I was wondering if I can use the toolkit to solve a lifecycle model with labor search and an acceptance decision.
Let me illustrate the model, which is a stripped-down version of Kitao (JME, 2014).
Individuals can be either employed or unemployed. The state variables of an employed/unemployed individual are (a,g,j) where a is assets, g is productivity and j is age. The choice variables are savings a' and search effort s.
Employed individuals choose a' to solve
V^E(a,g,j) = \max_{a'} u(c) + \beta E[ (1-\sigma) \max [V^E(a',g',j+1),V^U(a',g',j+1)]+ \sigma V^U(a',g',j+1) ]
subject to
c+a' = g\times w +(1+r)a, \quad a' \geq 0
where \sigma \in (0,1) denotes the job separation rate. Note that if the individual is lucky and does not lose the job, he/she can still decide to quit.
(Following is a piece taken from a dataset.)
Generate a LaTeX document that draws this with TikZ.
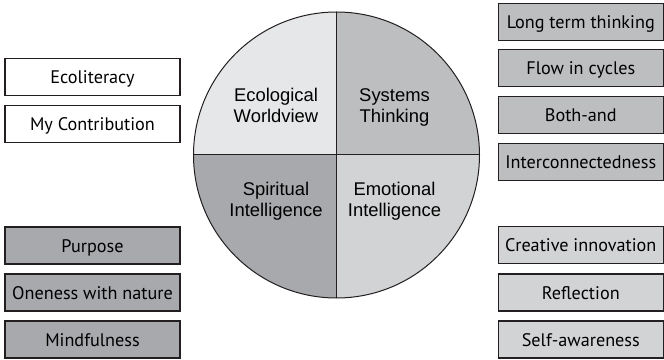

Unemployed individuals choose a' and s to solve
V^U(a,g,j) = \max_{s,a'} u(c)-v(s) + \beta E[ \pi^s(s) \max [V^E(a',g',j+1),V^U(a',g',j+1)]+ (1-\pi^s(s)) V^U(a',g',j+1) ]
subject to
c+a' = b_U +(1+r)a, \quad a' \geq 0
where \pi^s(s) denotes the job finding probability (increasing in effort s). The expectation E on the right-hand-side of the Bellman equations is with respect to the realization g' that follows the Markov chain \Gamma_j(g,g').
Now, if there wasn’t the max inside of the two Bellman equations, the problem would be easy: I can define a semi-exogenous state call it \ell \in \{E,U \} whose transition probabilities are affected by the decision variable s, in addition to the standard exogenous Markov g. Let the transition probability of \ell be defined as \pi^{\ell}(\ell,\ell'|s).
However, in this formulation we also have a stay/quit decision in the equation for employed and an accept/reject decision in the equation for unemployed. Do I need another decision variable? How can I set the problem in the toolkit?
Thanks!